Bu mesajlaşma illeti insanların tartışma adamını da etkiledi. Eskiden adan gibi tartışırdık, Karşımızda
bir insan olduğunu bilir, gereğinde sesimizi kısar, saygılı davranmaya çalışırdık. Cevabı aldığımızda ise
bazen onun haklılığına inandığımız olur, sesimizi keserdik. Şimdi duvarlar ötesinden istediğimiz kadar
bağırıyoruz. Nasıl olsa sesimiz duyulmuyor. Saydır babam, saydır. Adam sana dokunmaz ki, Olsa olsa o
da saydırır. Korkaklar için bulunmaz bir teknoloji.
Bir kısmı ise imalı konuşuyor klavyede. Kime, ne dedikleri belli değil. Anlayan anladığı kadar anlasın.
Bu kadar anlamsız bir şey görmedim. Sözünü ettiğin adam zaten konuyu bildiği için kime ne dediğini
anlıyor. Ama konuya uzak olan üçüncü şahıslar, onlar ne yapacak. Kafalarında binbir soru işareti ile
acaba bunlar ne demek istiyor diye düşünüp duruyorlar. O zaman neden bizi meşgul ediyorsunuz.
Kişiler girsin böyle işlere, ama siyasiler de el attı bu gizemli mesajlaşma sanatına. İsim vermeden
başlıyorlar karşılarındaki hakkında konuşmaya. Arkadaş, ismini ver adamın. Korkuyorsan ondan
siyaseti bırak, köşene çekil. Yoksa çık karşısına adamın, hem de böyle buzlu cam ekranının gerisinde
değil, açık havada, meydanda, cemaat önünde. Söyle söyleyeceğini. O da duysun, herkes de öğrensin.

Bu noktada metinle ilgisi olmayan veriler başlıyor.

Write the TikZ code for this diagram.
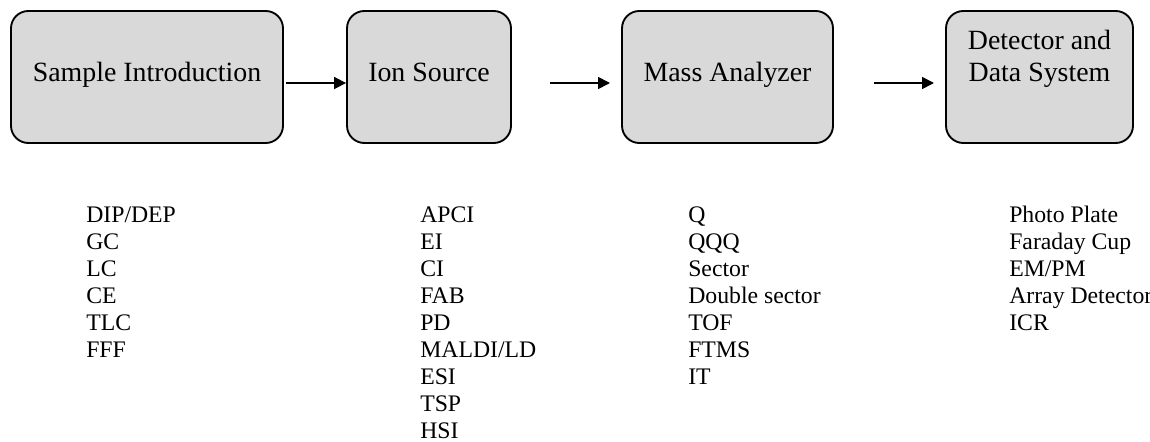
\documentclass[tikz,border=0pt]{standalone}
\usepackage{fontspec}
\setmainfont{Liberation Serif}
\usetikzlibrary{arrows.meta}
\definecolor{boxgray}{HTML}{D9D9D9}
\begin{document}
\begin{tikzpicture}[x=0.75pt,y=-0.75pt,
  stage/.style={draw=black, line width=1.4pt, fill=boxgray, rounded corners=13pt, inner sep=0pt, minimum height=99pt},
  title/.style={anchor=base, font=\fontsize{20.9}{24}\selectfont, inner sep=0pt, align=center},
  item/.style={anchor=base west, font=\fontsize{17.8}{20.3}\selectfont, inner sep=0pt, align=left},
  flow/.style={-{Triangle[length=9pt,width=9pt]}, line width=1.3pt}]
\useasboundingbox (0,0) rectangle (1150,442);
% stages
\node[stage, minimum width=204pt]    (b1) at (147,77) {};
\node[stage, minimum width=123pt]    (b2) at (429,77) {};
\node[stage, minimum width=158.25pt] (b3) at (727.5,77) {};
\node[stage, minimum width=140.25pt] (b4) at (1039.5,77) {};
% titles (multi-line nodes sit on the baseline of their last line)
\node[title] (t1) at (147,82) {Sample Introduction};
\node[title] (t2) at (429,82) {Ion Source};
\node[title] (t3) at (727.5,82) {Mass Analyzer};
\node[title] (t4) at (1039.5,82) {Detector and\\Data System};
% arrows
\coordinate (a1s) at (286,83);
\coordinate (a2s) at (550,83);
\coordinate (a2e) at (610,83);
\coordinate (a3s) at (874,83);
\coordinate (a3e) at (934,83);
\draw[flow] (a1s) -- (b2.west |- a1s);
\draw[flow] (a2s) -- (a2e);
\draw[flow] (a3s) -- (a3e);
% lists (positioned by the baseline of their last line)
\node[item] (l1) at (86,357.5) {DIP/DEP\\GC\\LC\\CE\\TLC\\FFF};
\node[item] (l2) at (420,438.7) {APCI\\EI\\CI\\FAB\\PD\\MALDI/LD\\ESI\\TSP\\HSI};
\node[item] (l3) at (688,384.5) {Q\\QQQ\\Sector\\Double sector\\TOF\\FTMS\\IT};
\node[item] (l4) at (1009,330.3) {Photo Plate\\Faraday Cup\\EM/PM\\Array Detector\\ICR};
\end{tikzpicture}
\end{document}
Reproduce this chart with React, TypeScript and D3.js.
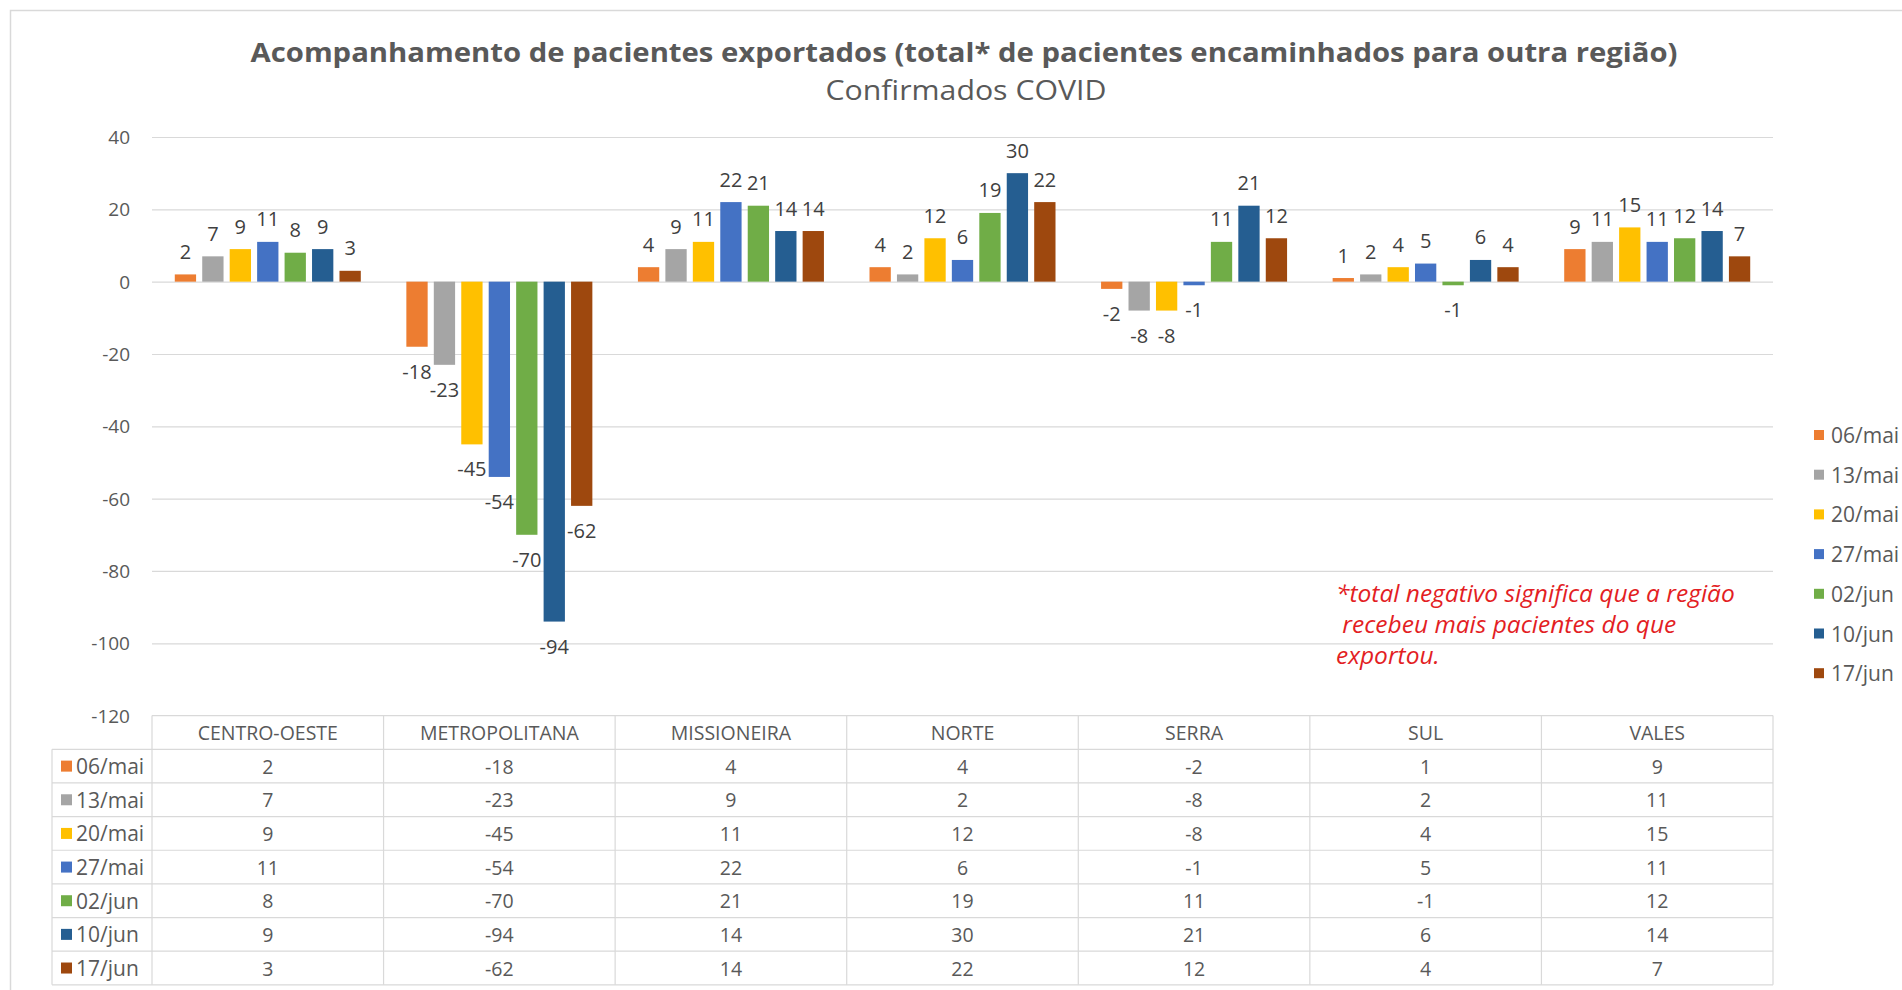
import React from "react";
import * as d3 from "d3";

// regions (x axis / table columns)
const categories = ["CENTRO-OESTE", "METROPOLITANA", "MISSIONEIRA", "NORTE", "SERRA", "SUL", "VALES"];

// weekly snapshots, one array per series (same order as categories)
const mai06 = [2, -18, 4, 4, -2, 1, 9];
const mai13 = [7, -23, 9, 2, -8, 2, 11];
const mai20 = [9, -45, 11, 12, -8, 4, 15];
const mai27 = [11, -54, 22, 6, -1, 5, 11];
const jun02 = [8, -70, 21, 19, 11, -1, 12];
const jun10 = [9, -94, 14, 30, 21, 6, 14];
const jun17 = [3, -62, 14, 22, 12, 4, 7];

const seriesNames = ["06/mai", "13/mai", "20/mai", "27/mai", "02/jun", "10/jun", "17/jun"];
const seriesValues = [mai06, mai13, mai20, mai27, jun02, jun10, jun17];
const colors = ["#ED7D31", "#A5A5A5", "#FFC000", "#4472C4", "#70AD47", "#255E91", "#9E480E"];

const yTicks = [40, 20, 0, -20, -40, -60, -80, -100, -120];

const noteLines = [
  "*total negativo significa que a região",
  " recebeu mais pacientes do que",
  "exportou.",
];

const W = 1902;
const H = 990;
const FONT = "'Open Sans', 'Noto Sans', sans-serif";
const GRID = "#d9d9d9";
const TEXT = "#595959";

export default function App() {
  const left = 152;
  const right = 1773;
  const top = 137;
  const bottom = 715.6;

  const x0 = d3.scaleBand<string>().domain(categories).range([left, right]).padding(0);
  const x1 = d3
    .scaleBand<string>()
    .domain(seriesNames)
    .range([0, x0.bandwidth()])
    .paddingInner(0.224)
    .paddingOuter(0.83);
  const y = d3.scaleLinear().domain([-120, 40]).range([bottom, top]);

  // table geometry
  const headerTop = bottom;
  const rowTop = 749.3;
  const rowH = 33.65;
  const labelLeft = 52;
  const tableBottom = rowTop + rowH * seriesNames.length;

  return (
    <svg
      width={W}
      height={H}
      viewBox={`0 0 ${W} ${H}`}
      style={{ position: "absolute", left: 0, top: 0, background: "#fff" }}
      fontFamily={FONT}
    >
      <rect x={0} y={0} width={W} height={H} fill="#fff" />
      {/* chart frame (only top/left visible) */}
      <rect x={10.5} y={10.5} width={W} height={H} fill="none" stroke={GRID} strokeWidth={1.5} />

      {/* titles */}
      <text
        x={964}
        y={51}
        textAnchor="middle"
        dominantBaseline="central"
        fontSize={27}
        fontWeight={700}
        fill={TEXT}
        textLength={1427}
        lengthAdjust="spacingAndGlyphs"
      >
        Acompanhamento de pacientes exportados (total* de pacientes encaminhados para outra região)
      </text>
      <text
        x={966}
        y={89}
        textAnchor="middle"
        dominantBaseline="central"
        fontSize={27}
        fill={TEXT}
        textLength={281}
        lengthAdjust="spacingAndGlyphs"
      >
        Confirmados COVID
      </text>

      {/* gridlines + y labels */}
      {yTicks.map((t) => (
        <g key={t}>
          {t > -120 && (
            <line x1={left} x2={right} y1={y(t) + 0.5} y2={y(t) + 0.5} stroke={GRID} strokeWidth={1.2} />
          )}
          <text x={130} y={y(t)} textAnchor="end" dominantBaseline="central" fontSize={19} fill={TEXT}>
            {t}
          </text>
        </g>
      ))}

      {/* bars */}
      {seriesNames.map((s, si) => (
        <g key={s} fill={colors[si]}>
          {seriesValues[si].map((v, ci) => {
            const bx = x0(categories[ci])! + x1(s)!;
            const y0 = y(0);
            const yv = y(v);
            return (
              <rect
                key={ci}
                x={bx}
                y={Math.min(y0, yv)}
                width={x1.bandwidth()}
                height={Math.abs(yv - y0)}
              />
            );
          })}
        </g>
      ))}

      {/* data labels */}
      {seriesNames.map((s, si) => (
        <g key={s} fontSize={20} fill="#404040" textAnchor="middle">
          {seriesValues[si].map((v, ci) => {
            const cx = x0(categories[ci])! + x1(s)! + x1.bandwidth() / 2;
            const ly = v >= 0 ? y(v) - 23 : y(v) + 24.5;
            return (
              <text key={ci} x={cx} y={ly} dominantBaseline="central">
                {v}
              </text>
            );
          })}
        </g>
      ))}

      {/* note */}
      <g fill="#e31e24" fontStyle="italic" fontSize={24.5}>
        {noteLines.map((l, i) => (
          <text key={i} x={1336} y={[602, 633, 664][i]} style={{ whiteSpace: "pre" }}>
            {l}
          </text>
        ))}
      </g>

      {/* legend */}
      {seriesNames.map((s, i) => {
        const ly = 435 + i * 39.7;
        return (
          <g key={s}>
            <rect x={1814} y={ly - 5} width={10} height={10} fill={colors[i]} />
            <text x={1831} y={ly} dominantBaseline="central" fontSize={21} fill={TEXT}>
              {s}
            </text>
          </g>
        );
      })}

      {/* data table */}
      <g stroke={GRID} strokeWidth={1.2}>
        <line x1={left} x2={right} y1={headerTop} y2={headerTop} />
        {[...Array(seriesNames.length + 1)].map((_, i) => (
          <line key={i} x1={labelLeft} x2={right} y1={rowTop + i * rowH} y2={rowTop + i * rowH} />
        ))}
        <line x1={labelLeft} x2={labelLeft} y1={rowTop} y2={tableBottom} />
        {categories.map((c) => (
          <line key={c} x1={x0(c)} x2={x0(c)} y1={headerTop} y2={tableBottom} />
        ))}
        <line x1={right} x2={right} y1={headerTop} y2={tableBottom} />
      </g>
      {categories.map((c, ci) => (
        <g key={c} fill={TEXT} fontSize={19.5} textAnchor="middle">
          <text x={x0(c)! + x0.bandwidth() / 2} y={(headerTop + rowTop) / 2} dominantBaseline="central">
            {c}
          </text>
          {seriesNames.map((s, si) => (
            <text
              key={s}
              x={x0(c)! + x0.bandwidth() / 2}
              y={rowTop + rowH * (si + 0.5)}
              dominantBaseline="central"
            >
              {seriesValues[si][ci]}
            </text>
          ))}
        </g>
      ))}
      {seriesNames.map((s, si) => {
        const ry = rowTop + rowH * (si + 0.5);
        return (
          <g key={s}>
            <rect x={61} y={ry - 5.5} width={11} height={11} fill={colors[si]} />
            <text x={76} y={ry} dominantBaseline="central" fontSize={21} fill={TEXT}>
              {s}
            </text>
          </g>
        );
      })}
    </svg>
  );
}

Bakarsın o da cevap verir, bir ortak noktada buluşursunuz.
Adamdan neden çekiniyorsun? Söylediklerin yalan mı? İftira mı atıyorsun adama? Doğruyu
konuşursan zaten o da sıkıntıya düşecek sana cevap vermekte zorlanacaktır. Amaçladığın bu değil mi?
Eskiler tüfenk icat oldu, mertlik bozuldu demişler. Biz de mesaj icad edildi mertlik bozuldu diyoruz.